Выбрать главу

Особенности поэтического изображения заключаются отнюдь не только в стихотворном размере или в рифмах. Можно ли представить в прозе такое: «мужики, деревенские русские люди»? Ясно, что если мужики, то деревенские люди и что за разъяснение — «русские»? Не французы же, в самом деле! Правда, давно замечено, что в «Мертвых душах» Гоголя уже в первых строчках рассказа о событии, имеющем быть в самом центре России, тоже сказано: «…только два русские мужика, стоявшие у дверей кабака против гостиницы, сделали кое-какие замечания…» и т. д. Не забудем, однако, что Гоголь и писал не роман или повесть, а хотя и в прозе, но — поэму.

Так и в стихах Некрасова слова «…мужики, деревенские русские люди» являют отнюдь не прозаический, а эпический, высокий, поэмный склад.

Сами же мужики в таком поэтическом изображении как раз теряют единичность, конкретность, если угодно, зримость и наглядность, а приобретают некую символическую всеобщность русского деревенского люда. За ними или, вернее, в них как бы вся деревенская Русь, за которую они представительствуют, от лица которой они явились. И если в начале к подъезду подъезжал целый город — холопский, то здесь к нему подошла как бы целая страна — крестьянская.

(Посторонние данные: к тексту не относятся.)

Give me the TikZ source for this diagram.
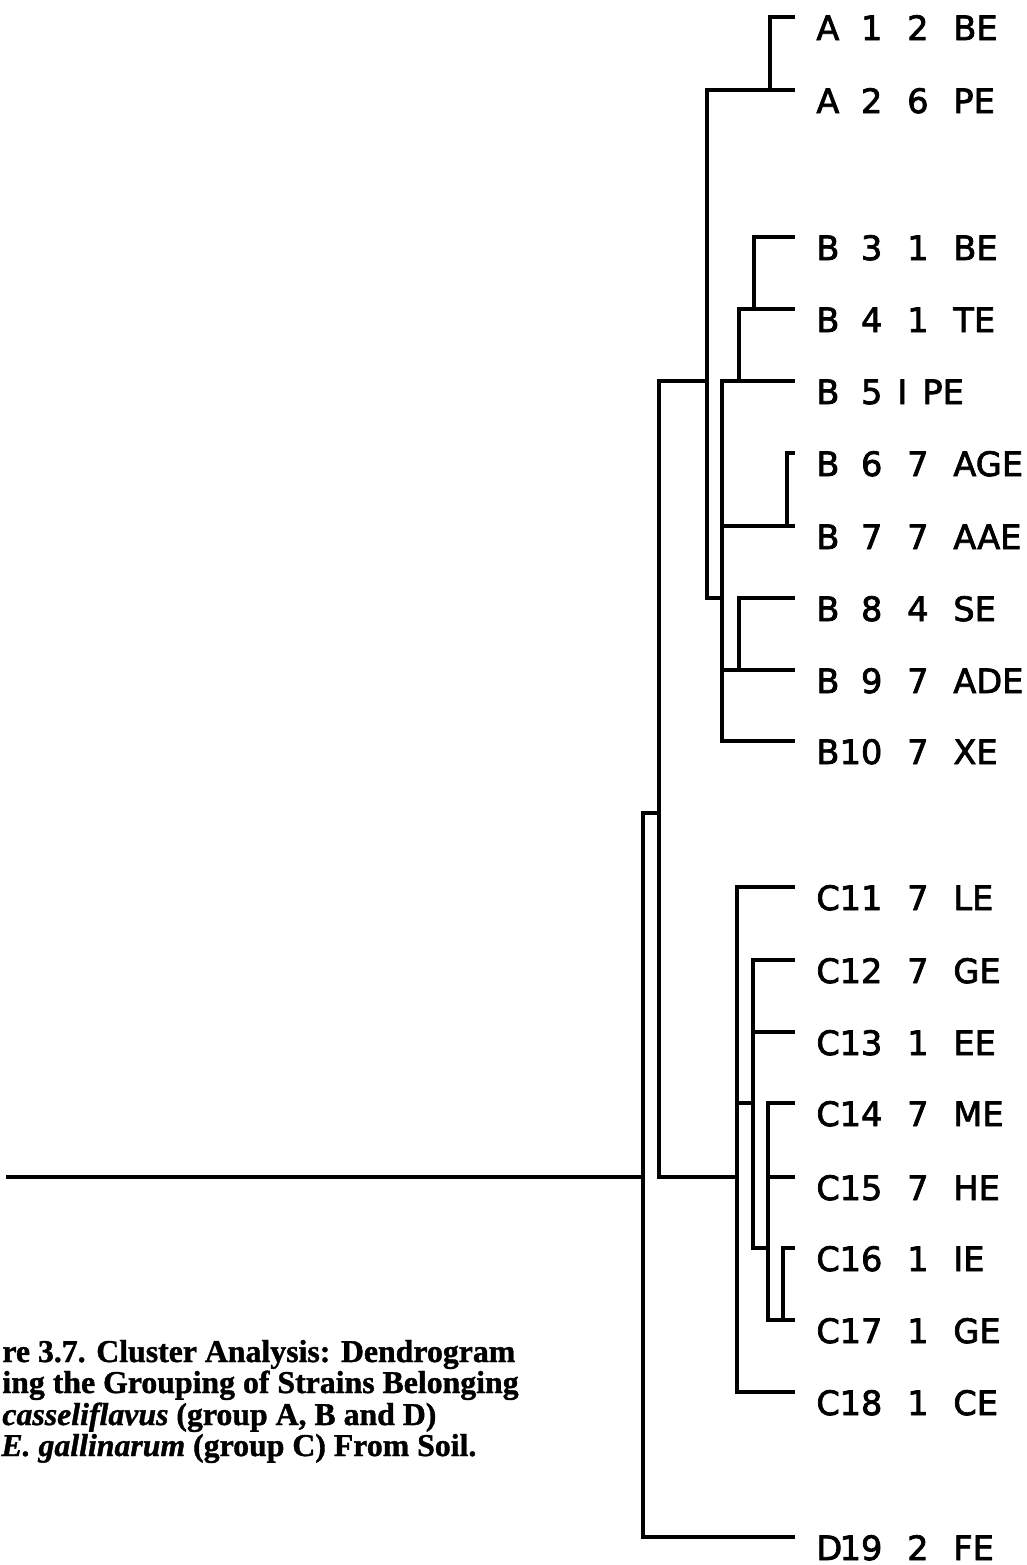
\documentclass[tikz,border=0pt]{standalone}
\usepackage{fontspec}
\setmainfont{Liberation Serif}[BoldFeatures={FakeBold=1.2},BoldItalicFeatures={FakeBold=1.2}]
\newfontfamily\plotfont{DejaVu Sans}[FakeBold=2.2]
\newcommand\strain[4]{\makebox[11pt][l]{#1}\makebox[22pt][r]{#2}\makebox[35.5pt][c]{#3}#4}
\begin{document}
\begin{tikzpicture}[x=0.5pt,y=-0.5pt,
  branch/.style={line width=1.7pt,line join=miter,line cap=rect},
  lab/.style={anchor=base west,inner sep=0pt,font=\plotfont\fontsize{16.8pt}{20pt}\selectfont},
  capline/.style={anchor=base west,inner sep=0pt,font=\bfseries\fontsize{15.9pt}{18pt}\selectfont}]
\useasboundingbox (0,0) rectangle (1027,1565);
\newcommand\leaf[3]{\coordinate (t#1) at (793,#2);
  \node[lab] (l#1) at (816,{#2+23}) {#3};}
% leaves
\leaf{1}{17}{\strain{A}{1}{2}{BE}}
\leaf{2}{90}{\strain{A}{2}{6}{PE}}
\leaf{3}{237}{\strain{B}{3}{1}{BE}}
\leaf{4}{309}{\strain{B}{4}{1}{TE}}
\leaf{5}{381}{\makebox[11pt][l]{B}\makebox[22pt][r]{5}\makebox[20pt][c]{I}PE}
\leaf{6}{453}{\strain{B}{6}{7}{AGE}}
\leaf{7}{526}{\strain{B}{7}{7}{AAE}}
\leaf{8}{598}{\strain{B}{8}{4}{SE}}
\leaf{9}{670}{\strain{B}{9}{7}{ADE}}
\leaf{10}{741}{\strain{B}{10}{7}{XE}}
\leaf{11}{887}{\strain{C}{11}{7}{LE}}
\leaf{12}{960}{\strain{C}{12}{7}{GE}}
\leaf{13}{1032}{\strain{C}{13}{1}{EE}}
\leaf{14}{1103}{\strain{C}{14}{7}{ME}}
\leaf{15}{1177}{\strain{C}{15}{7}{HE}}
\leaf{16}{1248}{\strain{C}{16}{1}{IE}}
\leaf{17}{1320}{\strain{C}{17}{1}{GE}}
\leaf{18}{1392}{\strain{C}{18}{1}{CE}}
\leaf{19}{1537}{\strain{D}{19}{2}{FE}}
% internal junctions
\coordinate (rootL) at (8,1177);
\coordinate (root) at (643,1177);
\coordinate (abc) at (659,813);
\coordinate (ab) at (707,381);
\coordinate (a) at (770,90);
\coordinate (b) at (722,598);
\coordinate (b345) at (739,381);
\coordinate (b34) at (754,309);
\coordinate (b67) at (787,526);
\coordinate (b89) at (739,670);
\coordinate (c) at (737,1177);
\coordinate (c1217) at (753,1103);
\coordinate (c1417) at (768,1248);
\coordinate (c1617) at (783,1320);
% root
\draw[branch] (rootL) -- (root);
\draw[branch] (643,813) -- (643,1537) -- (t19);
\draw[branch] (643,813) -- (abc);
\draw[branch] (659,381) -- (659,1177) -- (c);
% A + B
\draw[branch] (659,381) -- (ab);
\draw[branch] (t2) -- (707,90) -- (707,598) -- (b);
\draw[branch] (t1) -- (770,17) -- (a);
% B
\draw[branch] (t5) -- (722,381) -- (722,741) -- (t10);
\draw[branch] (b345) -- (739,309) -- (t4);
\draw[branch] (t3) -- (754,237) -- (b34);
\draw[branch] (t6) -- (787,453) -- (b67) -- (722,526);
\draw[branch] (t8) -- (739,598) -- (b89) -- (722,670);
\draw[branch] (b89) -- (t9);
\draw[branch] (b67) -- (t7);
% C
\draw[branch] (t11) -- (737,887) -- (737,1392) -- (t18);
\draw[branch] (737,1103) -- (c1217);
\draw[branch] (t12) -- (753,960) -- (753,1248) -- (c1417);
\draw[branch] (t13) -- (753,1032);
\draw[branch] (t14) -- (768,1103) -- (768,1320) -- (c1617) -- (t17);
\draw[branch] (t15) -- (768,1177);
\draw[branch] (t16) -- (783,1248) -- (c1617);
% caption
\node[capline] (cap1) at (2,1362) {re 3.7. Cluster Analysis: Dendrogram};
\node[capline] (cap2) at (2,1393) {ing the Grouping of Strains Belonging};
\node[capline] (cap3) at (2,1425) {\textit{casseliflavus} (group A, B and D)};
\node[capline] (cap4) at (1,1456) {\textit{E. gallinarum} (group C) From Soil.};
\end{tikzpicture}
\end{document}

Реальные приметы: «загорелые лица и руки», «армячиш-ка худой на плечах, по котомке на спинах согнутых» — характеризуют их всех, любое определение приложимо к каждому. Ни один из группы не выделен. Мужиков несколько, но они сливаются в образ одного человека. Скажем, здесь у всех этих «русских людей» «русые волосы» (перекличка слов «русские» — «русые» тоже сближает всех в одно). Можно ли представить такое в живописи, да еще у передвижников? А уж заключительные слова вообще вне всякой бытовой достоверности: «Крест на шее и кровь на ногах». Поэт уже не может сказать о крестах, как о котомках на спинах. Крест один на всех. «Крест (!) на шее и кровь (!) на ногах» — последняя примета, собравшая всю группу в один образ, осенившая ее и придавшая ей почти символическую обобщенность страдания и подвижничества.

В то же время символ этот совсем не отвлеченный, не бесплотный. Мужики не перестают быть и реальными мужиками, в лаптях, прибредшими «из каких-нибудь дальних губерний». Мы видели, что, по рассказу Панаевой, поэт наблюдал из окна своей квартиры, как крестьян отгоняли от подъезда дворники и полицейские. Крестьяне выглядели озябшими и промокшими: было осеннее петербургское утро, холодное и дождливое. Казалось бы, какая «натура» для рассказа об униженных и обиженных!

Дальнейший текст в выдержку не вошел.